Abstract: Heat-stress resilience is vital for poultry in tropical/subtropical regions where
high temperatures impair productivity. Ake chickens, as the only naked-neck chicken breed
in China, exhibit robust resistance to heat stress, but this breed lacks clarity in its genetic
origins. This study utilized the next-generation sequencing data from 22 chicken breeds
to conduct phylogenetic and population analyses. Gene flow analysis revealed a gene
migration event from Iranian naked-neck chickens and Indian local breeds to Ake chickens,
and population separation estimates suggested that the naked-neck gene was introduced to
China around 500–600 years ago.
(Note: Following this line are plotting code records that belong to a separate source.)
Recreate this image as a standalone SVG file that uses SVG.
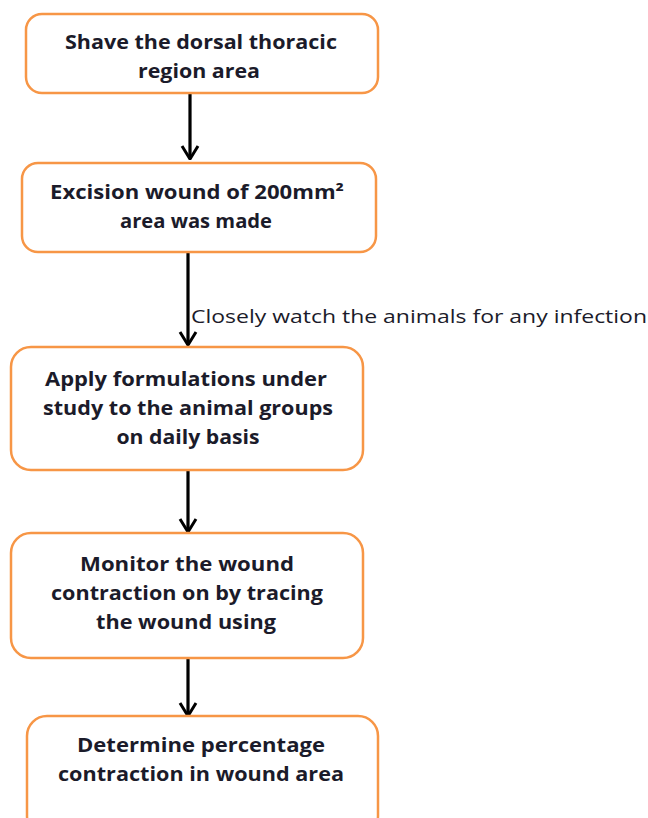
<svg xmlns="http://www.w3.org/2000/svg" width="648" height="818" viewBox="0 0 648 818">
<style>
.box{fill:#fff;stroke:#F79646;stroke-width:2.5}
.t{font-family:"Open Sans","Liberation Sans",sans-serif;font-weight:bold;font-size:19px;fill:#1b1b2a;text-anchor:middle}
.lbl{font-family:"Open Sans","Liberation Sans",sans-serif;font-size:18px;fill:#1b1b2a}
.c{stroke:#000;stroke-width:3.2;fill:none}
</style>
<defs>
<marker id="ah" viewBox="0 0 16 20" refX="15" refY="10" markerWidth="16" markerHeight="20" markerUnits="userSpaceOnUse" orient="auto">
<polyline points="2,2 15,10 2,18" fill="none" stroke="#000" stroke-width="3"/>
</marker>
</defs>
<g id="connectors">
<line class="c" x1="190" y1="94" x2="190" y2="159" marker-end="url(#ah)"/>
<line class="c" x1="188" y1="253" x2="188" y2="345" marker-end="url(#ah)"/>
<text class="lbl" x="191" y="323" textLength="456" lengthAdjust="spacingAndGlyphs">Closely watch the animals for any infection</text>
<line class="c" x1="188" y1="471" x2="188" y2="532" marker-end="url(#ah)"/>
<line class="c" x1="188" y1="658" x2="188" y2="716" marker-end="url(#ah)"/>
</g>
<g id="n1">
<rect class="box" x="26" y="14" width="352" height="79" rx="16"/>
<text class="t" x="201" y="49" textLength="272" lengthAdjust="spacingAndGlyphs">Shave the dorsal thoracic</text>
<text class="t" x="199" y="78" textLength="122" lengthAdjust="spacingAndGlyphs">region area</text>
</g>
<g id="n2">
<rect class="box" x="22" y="163" width="354" height="89" rx="16"/>
<text class="t" x="197" y="199" textLength="294" lengthAdjust="spacingAndGlyphs">Excision  wound of 200mm²</text>
<text class="t" x="196" y="228" textLength="152" lengthAdjust="spacingAndGlyphs">area was made</text>
</g>
<g id="n3">
<rect class="box" x="11" y="347" width="352" height="123" rx="20"/>
<text class="t" x="186" y="386" textLength="282" lengthAdjust="spacingAndGlyphs">Apply formulations under</text>
<text class="t" x="188" y="415" textLength="290" lengthAdjust="spacingAndGlyphs">study to the animal groups</text>
<text class="t" x="188" y="444" textLength="143" lengthAdjust="spacingAndGlyphs">on daily basis</text>
</g>
<g id="n4">
<rect class="box" x="11" y="533" width="352" height="125" rx="20"/>
<text class="t" x="187" y="571" textLength="214" lengthAdjust="spacingAndGlyphs">Monitor the wound</text>
<text class="t" x="187" y="600" textLength="272" lengthAdjust="spacingAndGlyphs">contraction on by tracing</text>
<text class="t" x="186" y="629" textLength="180" lengthAdjust="spacingAndGlyphs">the wound using</text>
</g>
<g id="n5">
<rect class="box" x="27" y="716" width="351" height="120" rx="20"/>
<text class="t" x="201" y="752" textLength="248" lengthAdjust="spacingAndGlyphs">Determine percentage</text>
<text class="t" x="201" y="781" textLength="286" lengthAdjust="spacingAndGlyphs">contraction in wound area</text>
</g>
</svg>
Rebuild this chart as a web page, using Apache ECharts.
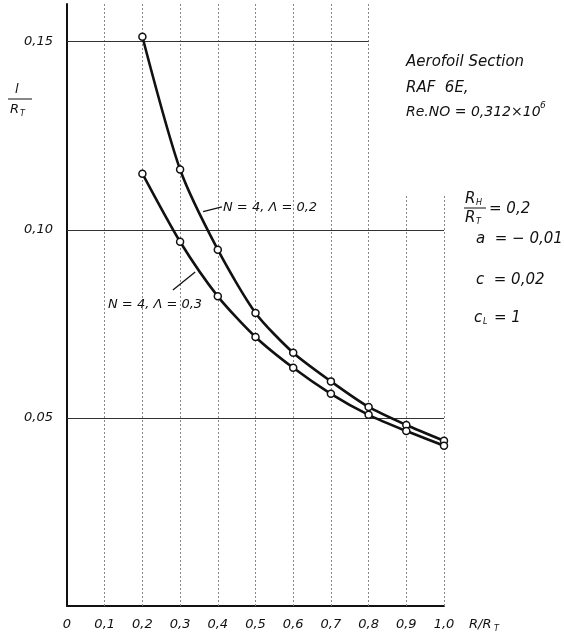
<!DOCTYPE html>
<html>
<head>
<meta charset="utf-8">
<script src="https://cdn.jsdelivr.net/npm/echarts@6/dist/echarts.min.js"></script>
<style>
  html, body { margin: 0; padding: 0; background: #fff; }
  #chart { width: 564px; height: 641px; }
</style>
</head>
<body>
<div id="chart"></div>
<script>
// R/R_T positions
const ratio = [0.2, 0.3, 0.4, 0.5, 0.6, 0.7, 0.8, 0.9, 1.0];
// l/R_T for N = 4, Λ = 0,2
const lambda02 = [0.1513, 0.116, 0.0947, 0.0779, 0.0673, 0.0597, 0.0529, 0.0481, 0.0439];
// l/R_T for N = 4, Λ = 0,3
const lambda03 = [0.1149, 0.0968, 0.0823, 0.0715, 0.0633, 0.0564, 0.0508, 0.0465, 0.0426];

// tick labels
const xTickLabels = ['0', '0,1', '0,2', '0,3', '0,4', '0,5', '0,6', '0,7', '0,8', '0,9', '1,0'];
const yTickLabels = { 5: '0,05', 10: '0,10', 15: '0,15' };

// grid lines drawn on the chart
const vGridX = [0.1, 0.2, 0.3, 0.4, 0.5, 0.6, 0.7, 0.8, 0.9, 1.0];
const vGridTop = [0.16, 0.16, 0.16, 0.16, 0.16, 0.16, 0.16, 0.16, 0.109, 0.109];
const hGridY = [0.05, 0.10, 0.15];
const hGridEnd = [1.0, 1.0, 0.8];

// leader lines from curve labels to curves
const leaders = [
  [[0.361, 0.1048], [0.411, 0.1061]],
  [[0.281, 0.0840], [0.340, 0.0888]]
];

const font = 'DejaVu Sans';
const ink = '#111';

const chart = echarts.init(document.getElementById('chart'));

function pairs(xs, ys) {
  return xs.map((x, i) => [x, ys[i]]);
}

const curveStyle = {
  type: 'line',
  smooth: 0.25,
  symbol: 'circle',
  symbolSize: 7,
  lineStyle: { color: ink, width: 2.6 },
  itemStyle: { color: '#fff', borderColor: ink, borderWidth: 1.5 },
  z: 5
};

const gridLines = [];
vGridX.forEach((x, i) => {
  gridLines.push([
    { coord: [x, 0], lineStyle: { color: '#888', width: 1, type: [2, 2] } },
    { coord: [x, vGridTop[i]] }
  ]);
});
hGridY.forEach((y, i) => {
  gridLines.push([
    { coord: [0, y], lineStyle: { color: '#333', width: 1.2, type: 'solid' } },
    { coord: [hGridEnd[i], y] }
  ]);
});
leaders.forEach(l => {
  gridLines.push([
    { coord: l[0], lineStyle: { color: ink, width: 1.3, type: 'solid' } },
    { coord: l[1] }
  ]);
});

function txt(x, y, text, size) {
  return {
    type: 'text',
    x: x,
    y: y,
    z: 10,
    style: {
      text: text,
      fontFamily: font,
      fontStyle: 'italic',
      fontSize: size,
      fill: ink,
      verticalAlign: 'middle'
    }
  };
}

const option = {
  backgroundColor: '#fff',
  animation: false,
  grid: { left: 67, right: 120, top: 4, bottom: 35 },
  xAxis: {
    type: 'value',
    min: 0,
    max: 1,
    interval: 0.1,
    axisLine: { show: true, onZero: false, lineStyle: { color: ink, width: 2 } },
    axisTick: { show: false },
    splitLine: { show: false },
    axisLabel: {
      margin: 12,
      fontFamily: font,
      fontStyle: 'italic',
      fontSize: 13,
      color: ink,
      formatter: v => xTickLabels[Math.round(v * 10)] || ''
    }
  },
  yAxis: {
    type: 'value',
    min: 0,
    max: 0.16,
    interval: 0.05,
    axisLine: { show: true, lineStyle: { color: ink, width: 2 } },
    axisTick: { show: false },
    splitLine: { show: false },
    axisLabel: {
      margin: 14,
      fontFamily: font,
      fontStyle: 'italic',
      fontSize: 13,
      color: ink,
      formatter: v => yTickLabels[Math.round(v * 100)] || ''
    }
  },
  series: [
    {
      name: 'grid',
      type: 'line',
      data: [],
      silent: true,
      markLine: {
        silent: true,
        symbol: 'none',
        label: { show: false },
        data: gridLines
      }
    },
    Object.assign({ name: 'N = 4, Λ = 0,2', data: pairs(ratio, lambda02) }, curveStyle),
    Object.assign({ name: 'N = 4, Λ = 0,3', data: pairs(ratio, lambda03) }, curveStyle)
  ],
  graphic: [
    // y axis title l / R_T
    txt(15, 90, 'l', 13),
    { type: 'line', shape: { x1: 8, y1: 99, x2: 32, y2: 99 }, style: { stroke: ink, lineWidth: 1 } },
    txt(10, 110, 'R', 13),
    txt(20, 114, 'T', 8),
    // x axis name R/R_T
    txt(469, 625, 'R/R', 13),
    txt(494, 629, 'T', 8),
    // curve labels
    txt(223, 208, 'N = 4, Λ = 0,2', 13),
    txt(108, 305, 'N = 4, Λ = 0,3', 13),
    // section info
    txt(406, 62, 'Aerofoil Section', 15),
    txt(406, 88, 'RAF  6E,', 15),
    txt(406, 112, 'Re.NO = 0,312×10', 14),
    txt(540, 106, '6', 9),
    // parameters
    txt(465, 199, 'R', 15),
    txt(476, 203, 'H', 8),
    { type: 'line', shape: { x1: 464, y1: 208, x2: 486, y2: 208 }, style: { stroke: ink, lineWidth: 1 } },
    txt(465, 218, 'R', 15),
    txt(476, 222, 'T', 8),
    txt(489, 209, '= 0,2', 15),
    txt(476, 239, 'a  = − 0,01', 15),
    txt(476, 280, 'c  = 0,02', 15),
    txt(474, 318, 'c', 15),
    txt(483, 322, 'L', 8),
    txt(494, 318, '= 1', 15)
  ]
};

chart.setOption(option);
window.addEventListener('resize', () => chart.resize());
</script>
</body>
</html>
NJ-tree, PCA, and population structure analyses showed
that Ake chickens cluster with Yunnan native breeds, which diverged only 100–200 years
ago. A selective sweep in the candidate region on chromosome 3 (97.0–97.37 Mb) showed
elevated genetic differentiation (FST) and educed nucleotide diversity (π) compared to
the genome-wide average, indicating rapid fixation of the trait under natural/artificial
selection. Demographic reconstruction indicated that the current effective size of Ake
chickens is stable at 2000–3000 individuals. These findings deepen our understanding of
Ake chicken evolution and provide valuable insights for conservation and the development
of heat-stress-resistant poultry breeds.